I joined some students from Imperial College Space Society and other High Altitude Balloon enthusiasts at Wormwood Scrubs for the launch of a couple of Pico balloons that they are testing tracking with the aim of making a complete circuit of Earth.
Anxious moments as the balloon barely gains height but soon it has vanished from sight
The next couple of hours are spent listening in for the tracker system transmissions which can drop in and out of range; travelling at something like 60metres/second both balloons made it to Belgium before the transmissions ceased.
Work resulting from an unexpected encounter that demands attention in By The Way at Lewisham Art House had some ephemeral photopolymer etchings of found seashore plastic by Sam Hodge.
I also liked this work by Mark Sowden who photographed found frames and then mounts the resulting image in the frame.
Great show Undertow at Sluice HQ. When prevailing discourses tip towards hyperbole, generalisations or simplification, there is a need to swim against the current, to carve out a space that allows for ambiguity, correspondence and a quieter voice. In the employment of few words, a scale of action or use of minimal materials, understatement can be both a way of confronting moments of crisis, or of evading them.
Alex Simpson Scratching the surface / Lauren Ilsley Fluvial Additions
Time Tries All Things video installation at the Institute of Physics by Grace Weir explored time and our human relationship with it.
Two narrators consider time from different perspectives against the backdrop of a stone carver replicating a plaque, repeating time.
DAVID:
I think when people talk about time they often confuse two sorts of thing.

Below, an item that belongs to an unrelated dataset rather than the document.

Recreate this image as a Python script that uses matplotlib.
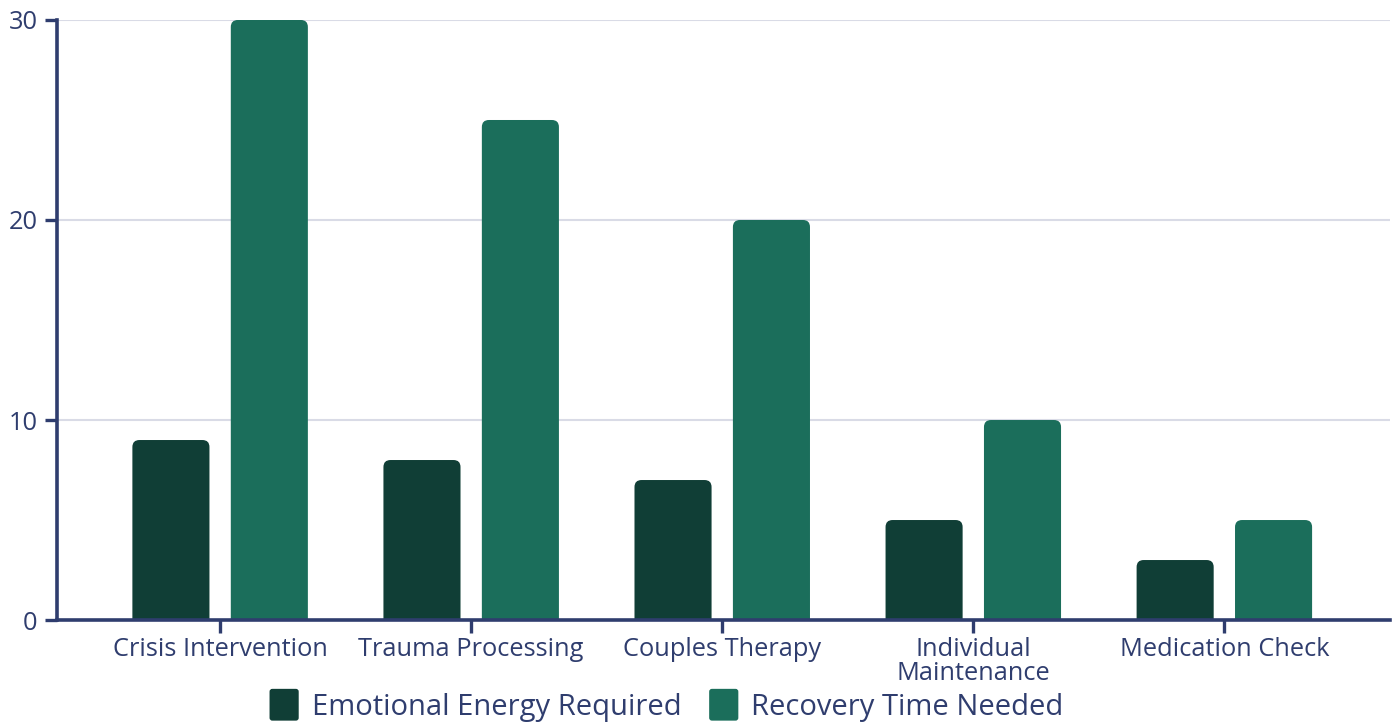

There is time itself and there is what’s called the arrow of time, which is
direction, and its perceived nature as a human being.
FAY:
Being or becoming is an ancient question.
Ever since we have records of people thinking about the world, in ancient
Greek philosophy for example, there have been people on both sides of
this debate.
The complete audio transcript is available here.
There is a very impressive diffusion Cloud Chamber in the foyer at The Institute of Physics. Lots of activity but it was hard to see the particle trails clearly through all the reflections.
They also have a cosmic ray detector on the roof which has scintillator plates containing molecules of a substance which emit a tiny flash of light when they are hit by a high-energy particle.